Alex looks at him with kind eyes, puts his tablet away and shuffles over further into the middle of the bed. Then he pats the empty space beside him. When Michael steps closer, he notices the prosthetic leg leaning against the nightstand. He quickly averts his gaze and looks at Alex instead, then he sits down on the bed.
“You are right, I’m in pain, have been all afternoon. You noticed and now you’re bringing me ice. It's remarkable, really. I’ve... I’ve never met someone quite like you. You're one of a kind, Michael Guerin.”
Alex’s voice sounds amused, a smile plays on his lips. Michael blinks at Alex’s words, and once again, he can’t help himself, he doesn’t want to lie.
“Well, technically there are at least two others of my kind.”
Alex tilts his head in surprise.
“Are you telling me you’re a triplet, Professor?”
Michael smiles and winks at Alex.
“I guess you could say that, yes.”
“Do the other two look as gorgeous as you?”
Michael snorts.
“Oh, they wish.

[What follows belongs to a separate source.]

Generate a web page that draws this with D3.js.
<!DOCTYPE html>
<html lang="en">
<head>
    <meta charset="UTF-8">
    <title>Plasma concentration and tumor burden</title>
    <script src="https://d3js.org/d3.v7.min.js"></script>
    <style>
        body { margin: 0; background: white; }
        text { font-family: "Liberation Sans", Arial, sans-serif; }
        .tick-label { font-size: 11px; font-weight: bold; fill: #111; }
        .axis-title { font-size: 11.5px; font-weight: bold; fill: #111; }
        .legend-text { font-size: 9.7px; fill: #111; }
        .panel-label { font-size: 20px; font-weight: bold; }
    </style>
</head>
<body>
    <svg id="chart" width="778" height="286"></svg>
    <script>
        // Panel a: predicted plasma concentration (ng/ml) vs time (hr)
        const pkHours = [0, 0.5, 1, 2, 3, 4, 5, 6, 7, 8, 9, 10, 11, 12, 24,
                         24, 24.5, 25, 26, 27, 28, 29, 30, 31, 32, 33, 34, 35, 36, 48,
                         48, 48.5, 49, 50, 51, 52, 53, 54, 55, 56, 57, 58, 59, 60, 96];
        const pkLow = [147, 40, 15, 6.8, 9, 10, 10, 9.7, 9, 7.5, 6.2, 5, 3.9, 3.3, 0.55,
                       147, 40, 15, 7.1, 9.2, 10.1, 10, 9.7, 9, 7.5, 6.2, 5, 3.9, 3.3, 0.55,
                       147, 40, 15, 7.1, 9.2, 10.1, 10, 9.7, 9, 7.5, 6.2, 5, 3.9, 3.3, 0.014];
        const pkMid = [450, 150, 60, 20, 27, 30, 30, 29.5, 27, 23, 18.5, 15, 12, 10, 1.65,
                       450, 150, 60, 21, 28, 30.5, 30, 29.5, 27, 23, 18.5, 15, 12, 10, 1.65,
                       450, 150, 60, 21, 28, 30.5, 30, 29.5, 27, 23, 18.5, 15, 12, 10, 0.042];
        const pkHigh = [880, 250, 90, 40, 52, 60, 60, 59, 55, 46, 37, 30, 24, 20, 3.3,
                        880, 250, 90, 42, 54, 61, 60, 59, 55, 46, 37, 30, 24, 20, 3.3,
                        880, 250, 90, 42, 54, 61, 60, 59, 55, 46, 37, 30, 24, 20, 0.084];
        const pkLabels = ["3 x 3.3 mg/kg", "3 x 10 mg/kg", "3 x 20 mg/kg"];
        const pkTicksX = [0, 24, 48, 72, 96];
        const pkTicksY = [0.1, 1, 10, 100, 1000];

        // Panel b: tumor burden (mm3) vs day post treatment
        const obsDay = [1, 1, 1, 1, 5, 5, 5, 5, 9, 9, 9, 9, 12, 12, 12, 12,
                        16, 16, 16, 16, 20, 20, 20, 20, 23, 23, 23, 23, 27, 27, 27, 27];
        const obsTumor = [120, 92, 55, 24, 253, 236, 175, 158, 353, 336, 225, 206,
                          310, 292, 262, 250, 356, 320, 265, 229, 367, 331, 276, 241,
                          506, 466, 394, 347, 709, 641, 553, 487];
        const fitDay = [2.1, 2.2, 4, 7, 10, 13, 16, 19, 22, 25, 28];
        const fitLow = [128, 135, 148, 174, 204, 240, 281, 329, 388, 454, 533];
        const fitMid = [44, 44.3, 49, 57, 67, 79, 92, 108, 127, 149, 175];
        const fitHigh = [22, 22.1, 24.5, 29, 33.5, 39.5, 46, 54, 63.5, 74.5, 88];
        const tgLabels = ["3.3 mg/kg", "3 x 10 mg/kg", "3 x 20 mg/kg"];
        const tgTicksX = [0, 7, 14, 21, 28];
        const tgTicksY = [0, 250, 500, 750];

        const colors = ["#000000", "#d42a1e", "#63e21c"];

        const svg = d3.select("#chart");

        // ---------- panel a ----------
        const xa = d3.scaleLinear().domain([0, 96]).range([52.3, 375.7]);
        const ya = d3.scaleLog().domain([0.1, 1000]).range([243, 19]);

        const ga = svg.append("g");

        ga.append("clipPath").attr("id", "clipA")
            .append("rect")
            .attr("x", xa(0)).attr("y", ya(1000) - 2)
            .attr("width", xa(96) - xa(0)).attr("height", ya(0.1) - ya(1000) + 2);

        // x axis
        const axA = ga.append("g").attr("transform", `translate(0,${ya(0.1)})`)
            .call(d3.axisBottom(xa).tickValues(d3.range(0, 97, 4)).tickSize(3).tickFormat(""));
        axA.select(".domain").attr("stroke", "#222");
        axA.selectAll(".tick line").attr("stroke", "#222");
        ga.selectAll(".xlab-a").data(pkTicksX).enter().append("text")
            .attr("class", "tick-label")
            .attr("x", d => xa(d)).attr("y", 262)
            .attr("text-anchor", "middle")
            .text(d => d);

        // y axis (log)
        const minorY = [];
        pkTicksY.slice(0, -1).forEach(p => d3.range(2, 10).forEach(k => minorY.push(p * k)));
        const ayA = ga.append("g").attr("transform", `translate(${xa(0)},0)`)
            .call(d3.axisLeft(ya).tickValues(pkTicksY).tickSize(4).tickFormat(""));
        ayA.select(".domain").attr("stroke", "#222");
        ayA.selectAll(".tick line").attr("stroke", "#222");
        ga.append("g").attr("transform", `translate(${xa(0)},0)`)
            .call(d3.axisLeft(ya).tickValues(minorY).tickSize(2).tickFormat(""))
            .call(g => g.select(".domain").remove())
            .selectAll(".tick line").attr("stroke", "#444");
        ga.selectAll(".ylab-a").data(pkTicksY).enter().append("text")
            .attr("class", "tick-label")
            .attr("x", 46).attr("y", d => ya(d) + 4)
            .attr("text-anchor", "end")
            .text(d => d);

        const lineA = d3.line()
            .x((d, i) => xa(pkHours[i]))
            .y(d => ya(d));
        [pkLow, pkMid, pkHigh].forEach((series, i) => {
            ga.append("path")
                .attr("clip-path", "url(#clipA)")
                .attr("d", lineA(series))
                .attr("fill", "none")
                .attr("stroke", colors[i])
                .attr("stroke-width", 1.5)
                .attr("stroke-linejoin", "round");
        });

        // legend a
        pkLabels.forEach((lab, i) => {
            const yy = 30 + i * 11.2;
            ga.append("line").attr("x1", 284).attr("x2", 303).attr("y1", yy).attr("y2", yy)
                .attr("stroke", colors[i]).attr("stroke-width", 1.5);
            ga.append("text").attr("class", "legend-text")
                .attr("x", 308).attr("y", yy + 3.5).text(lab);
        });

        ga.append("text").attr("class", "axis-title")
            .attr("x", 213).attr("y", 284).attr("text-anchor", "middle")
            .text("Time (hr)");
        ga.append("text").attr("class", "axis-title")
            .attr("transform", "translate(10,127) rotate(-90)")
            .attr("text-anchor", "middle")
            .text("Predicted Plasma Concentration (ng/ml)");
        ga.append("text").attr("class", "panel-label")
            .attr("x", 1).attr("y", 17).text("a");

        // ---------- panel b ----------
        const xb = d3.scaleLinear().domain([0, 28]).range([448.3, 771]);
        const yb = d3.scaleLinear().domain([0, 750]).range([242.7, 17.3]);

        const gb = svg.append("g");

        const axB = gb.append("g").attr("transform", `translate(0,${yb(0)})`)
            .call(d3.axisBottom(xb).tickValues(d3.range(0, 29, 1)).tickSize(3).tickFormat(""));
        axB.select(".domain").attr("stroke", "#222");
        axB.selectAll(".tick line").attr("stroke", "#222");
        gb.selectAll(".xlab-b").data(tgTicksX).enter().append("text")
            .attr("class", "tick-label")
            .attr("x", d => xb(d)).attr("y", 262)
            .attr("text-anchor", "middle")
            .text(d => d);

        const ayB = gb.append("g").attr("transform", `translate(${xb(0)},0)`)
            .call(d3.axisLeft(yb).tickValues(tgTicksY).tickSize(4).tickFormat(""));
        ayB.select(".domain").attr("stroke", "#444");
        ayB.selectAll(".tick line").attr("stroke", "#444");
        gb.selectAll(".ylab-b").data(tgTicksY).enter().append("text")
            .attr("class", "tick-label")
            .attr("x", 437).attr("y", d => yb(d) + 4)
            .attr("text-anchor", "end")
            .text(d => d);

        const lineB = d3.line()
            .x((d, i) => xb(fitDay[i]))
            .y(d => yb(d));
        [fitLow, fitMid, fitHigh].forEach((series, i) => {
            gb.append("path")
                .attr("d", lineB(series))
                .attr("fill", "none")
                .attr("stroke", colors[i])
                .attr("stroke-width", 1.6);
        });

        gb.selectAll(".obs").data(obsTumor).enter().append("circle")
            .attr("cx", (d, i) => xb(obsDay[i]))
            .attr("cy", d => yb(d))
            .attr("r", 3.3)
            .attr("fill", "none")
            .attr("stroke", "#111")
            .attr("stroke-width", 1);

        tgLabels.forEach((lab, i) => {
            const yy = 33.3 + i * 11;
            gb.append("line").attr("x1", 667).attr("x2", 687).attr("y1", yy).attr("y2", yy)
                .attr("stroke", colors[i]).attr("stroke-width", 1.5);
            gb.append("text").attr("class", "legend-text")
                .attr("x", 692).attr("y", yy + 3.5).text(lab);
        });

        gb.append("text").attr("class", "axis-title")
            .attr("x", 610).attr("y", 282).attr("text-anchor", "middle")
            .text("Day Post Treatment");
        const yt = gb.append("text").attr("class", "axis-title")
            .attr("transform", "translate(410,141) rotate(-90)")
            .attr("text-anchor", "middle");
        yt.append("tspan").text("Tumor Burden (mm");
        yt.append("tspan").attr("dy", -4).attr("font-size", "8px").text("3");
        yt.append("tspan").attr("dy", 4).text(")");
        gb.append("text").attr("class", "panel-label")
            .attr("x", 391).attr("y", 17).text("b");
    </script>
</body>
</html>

But no, we’re not identical triplets, maybe not even biological triplets. I.. It’s a longer story. Too long and complicated to tell tonight.”
Alex smiles at Michael seductively, his voice smooth and inviting when he speaks.
“Good thing that I’m not in the mood for a bedtime story then. I have something more chill in mind, if you’re up for it?”
Alex slowly takes the ice bucket and the ziploc bag from Michael's hands and places them on the nightstand. Then he takes Michael’s head between his hands and pulls him closer in slow increments, giving Michael plenty of time and opportunity to indicate that he's not up for chill. But Michael doesn't want an out, he wants the opposite. He twists around further to face Alex properly. Alex slides his hands into Michael's curls and pulls him in until their lips meet in a kiss.
It’s tender at first, just a press of lips. Then Michael opens his mouth, then Alex does too, and then they’re not coming up for air for a long, long time, their tongues and lips too eager to explore and conquer. Michael never makes it back into the bathroom for a cold shower...
They're up for hours and when they finally fall asleep in the wee hours of the next morning, utterly sated and wrapped around each other, they sleep so deep, they miss the flight to Albuquerque at noon.
When they wake up, they extend their stay in room 345 for another night.